## EXERCISE REQUIREMENTS
Retype, please, the listing from its opening line through the line that contains "import matplotlib.pyplot as plt", both included, without the pictures.

## DATA
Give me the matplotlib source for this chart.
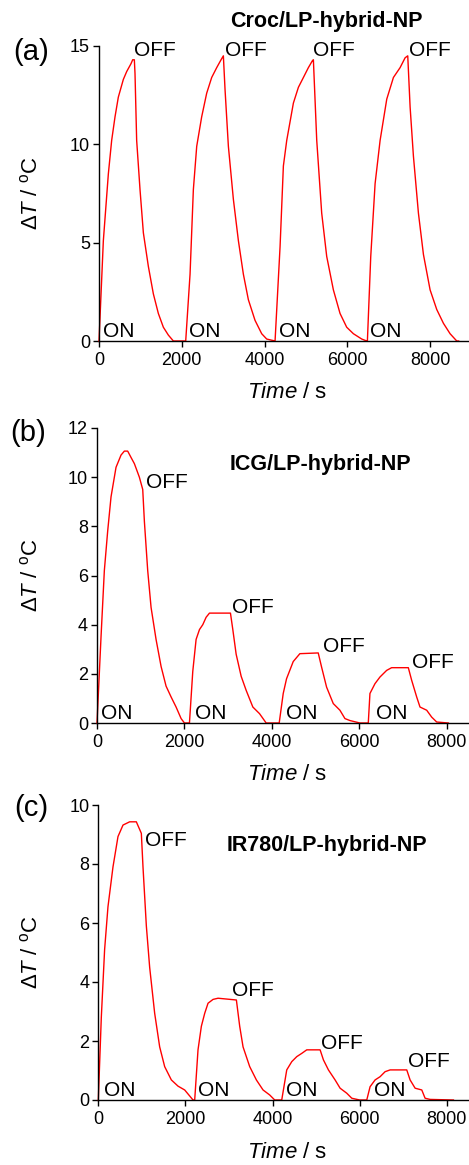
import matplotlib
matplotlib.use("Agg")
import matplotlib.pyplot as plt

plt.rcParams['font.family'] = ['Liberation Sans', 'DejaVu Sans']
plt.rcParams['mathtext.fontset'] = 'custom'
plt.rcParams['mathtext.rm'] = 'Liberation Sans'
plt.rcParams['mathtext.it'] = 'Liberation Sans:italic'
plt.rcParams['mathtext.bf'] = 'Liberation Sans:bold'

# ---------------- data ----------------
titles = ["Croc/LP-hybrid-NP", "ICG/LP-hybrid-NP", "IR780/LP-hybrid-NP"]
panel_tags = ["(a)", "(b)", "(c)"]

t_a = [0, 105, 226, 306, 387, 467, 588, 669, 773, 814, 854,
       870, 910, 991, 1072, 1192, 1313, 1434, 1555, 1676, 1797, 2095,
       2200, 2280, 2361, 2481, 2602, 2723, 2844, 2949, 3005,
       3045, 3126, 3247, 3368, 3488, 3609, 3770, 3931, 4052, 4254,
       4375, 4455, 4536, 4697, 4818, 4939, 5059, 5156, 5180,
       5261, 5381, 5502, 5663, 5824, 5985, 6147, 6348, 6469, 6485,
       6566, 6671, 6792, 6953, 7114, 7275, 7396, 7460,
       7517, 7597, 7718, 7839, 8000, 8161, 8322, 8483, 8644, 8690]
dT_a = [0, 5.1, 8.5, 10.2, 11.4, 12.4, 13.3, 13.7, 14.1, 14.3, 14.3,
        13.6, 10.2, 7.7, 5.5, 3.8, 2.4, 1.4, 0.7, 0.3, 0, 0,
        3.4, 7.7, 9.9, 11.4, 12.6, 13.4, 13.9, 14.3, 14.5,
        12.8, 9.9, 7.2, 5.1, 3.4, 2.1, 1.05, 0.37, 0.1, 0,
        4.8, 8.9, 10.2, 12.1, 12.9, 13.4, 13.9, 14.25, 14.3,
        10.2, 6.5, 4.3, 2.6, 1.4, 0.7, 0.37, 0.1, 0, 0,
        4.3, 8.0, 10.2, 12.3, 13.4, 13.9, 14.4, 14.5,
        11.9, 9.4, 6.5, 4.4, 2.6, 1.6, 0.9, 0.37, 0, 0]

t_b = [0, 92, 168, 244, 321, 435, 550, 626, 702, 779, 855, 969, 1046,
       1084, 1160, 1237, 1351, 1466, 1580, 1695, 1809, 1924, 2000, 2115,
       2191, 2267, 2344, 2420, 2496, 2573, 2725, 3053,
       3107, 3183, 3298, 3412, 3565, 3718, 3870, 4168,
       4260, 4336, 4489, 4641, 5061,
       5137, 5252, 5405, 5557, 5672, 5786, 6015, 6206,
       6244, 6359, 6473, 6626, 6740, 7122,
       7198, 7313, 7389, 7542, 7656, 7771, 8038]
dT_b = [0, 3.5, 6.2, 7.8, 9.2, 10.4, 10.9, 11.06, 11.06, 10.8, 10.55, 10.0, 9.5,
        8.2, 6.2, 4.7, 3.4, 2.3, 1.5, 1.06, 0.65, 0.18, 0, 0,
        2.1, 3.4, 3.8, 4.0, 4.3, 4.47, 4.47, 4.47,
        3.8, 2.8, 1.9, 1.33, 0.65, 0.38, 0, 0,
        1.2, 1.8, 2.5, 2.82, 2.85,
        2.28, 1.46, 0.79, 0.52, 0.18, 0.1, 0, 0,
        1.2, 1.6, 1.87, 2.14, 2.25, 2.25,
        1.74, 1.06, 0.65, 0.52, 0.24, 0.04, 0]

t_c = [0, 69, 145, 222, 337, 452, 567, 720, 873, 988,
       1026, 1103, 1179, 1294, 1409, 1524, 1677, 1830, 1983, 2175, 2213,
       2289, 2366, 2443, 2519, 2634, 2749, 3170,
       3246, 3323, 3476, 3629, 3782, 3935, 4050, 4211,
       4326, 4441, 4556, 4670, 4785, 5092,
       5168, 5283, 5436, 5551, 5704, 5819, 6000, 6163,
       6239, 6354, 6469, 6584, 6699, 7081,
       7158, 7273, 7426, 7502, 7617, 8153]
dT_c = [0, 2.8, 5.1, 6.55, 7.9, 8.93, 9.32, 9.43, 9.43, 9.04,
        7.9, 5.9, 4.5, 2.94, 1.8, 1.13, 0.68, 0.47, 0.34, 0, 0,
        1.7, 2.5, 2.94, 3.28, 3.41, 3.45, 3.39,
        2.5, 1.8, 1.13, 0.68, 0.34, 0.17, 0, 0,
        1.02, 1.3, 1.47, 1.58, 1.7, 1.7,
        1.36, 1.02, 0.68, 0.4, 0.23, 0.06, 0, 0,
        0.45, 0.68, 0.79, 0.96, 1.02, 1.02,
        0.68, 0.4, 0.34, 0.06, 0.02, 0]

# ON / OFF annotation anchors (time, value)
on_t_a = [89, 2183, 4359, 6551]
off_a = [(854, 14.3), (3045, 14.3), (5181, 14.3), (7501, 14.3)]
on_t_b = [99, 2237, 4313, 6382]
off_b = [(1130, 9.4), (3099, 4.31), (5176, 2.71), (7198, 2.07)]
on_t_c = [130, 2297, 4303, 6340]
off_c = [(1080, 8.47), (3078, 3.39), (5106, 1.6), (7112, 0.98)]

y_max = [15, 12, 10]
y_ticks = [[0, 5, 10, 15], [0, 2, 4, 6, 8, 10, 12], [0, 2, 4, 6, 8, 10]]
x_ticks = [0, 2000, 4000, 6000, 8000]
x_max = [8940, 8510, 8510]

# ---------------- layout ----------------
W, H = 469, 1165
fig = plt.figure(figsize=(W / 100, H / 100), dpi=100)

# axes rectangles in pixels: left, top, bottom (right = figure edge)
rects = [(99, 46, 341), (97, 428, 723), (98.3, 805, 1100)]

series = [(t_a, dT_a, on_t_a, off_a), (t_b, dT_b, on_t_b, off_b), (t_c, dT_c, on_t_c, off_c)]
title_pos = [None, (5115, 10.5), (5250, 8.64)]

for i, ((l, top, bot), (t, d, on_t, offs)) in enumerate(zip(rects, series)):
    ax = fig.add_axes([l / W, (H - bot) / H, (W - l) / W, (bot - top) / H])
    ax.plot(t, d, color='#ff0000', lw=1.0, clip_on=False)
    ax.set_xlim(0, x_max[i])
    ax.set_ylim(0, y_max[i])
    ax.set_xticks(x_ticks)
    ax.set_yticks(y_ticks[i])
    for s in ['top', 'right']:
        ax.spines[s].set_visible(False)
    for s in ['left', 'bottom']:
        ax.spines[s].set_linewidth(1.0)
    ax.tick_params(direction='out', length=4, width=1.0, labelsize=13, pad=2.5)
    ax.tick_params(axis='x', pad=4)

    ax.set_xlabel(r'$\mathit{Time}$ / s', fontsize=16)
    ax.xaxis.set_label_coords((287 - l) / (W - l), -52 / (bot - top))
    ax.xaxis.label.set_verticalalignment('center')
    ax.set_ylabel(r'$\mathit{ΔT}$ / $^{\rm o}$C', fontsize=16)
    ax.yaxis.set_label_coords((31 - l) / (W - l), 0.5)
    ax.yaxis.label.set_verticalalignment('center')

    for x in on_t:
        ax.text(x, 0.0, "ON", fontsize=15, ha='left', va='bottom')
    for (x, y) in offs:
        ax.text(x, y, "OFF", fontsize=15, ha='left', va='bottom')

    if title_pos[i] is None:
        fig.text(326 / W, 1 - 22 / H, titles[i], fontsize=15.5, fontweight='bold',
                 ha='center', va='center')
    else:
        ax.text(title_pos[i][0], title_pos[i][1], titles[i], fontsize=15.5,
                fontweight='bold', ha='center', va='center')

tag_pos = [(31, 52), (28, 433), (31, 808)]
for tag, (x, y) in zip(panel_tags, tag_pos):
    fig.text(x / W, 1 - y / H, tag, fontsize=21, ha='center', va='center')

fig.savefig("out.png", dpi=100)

## COMPLETED TASK
Give me the matplotlib source for this chart.
import matplotlib
matplotlib.use("Agg")
import matplotlib.pyplot as plt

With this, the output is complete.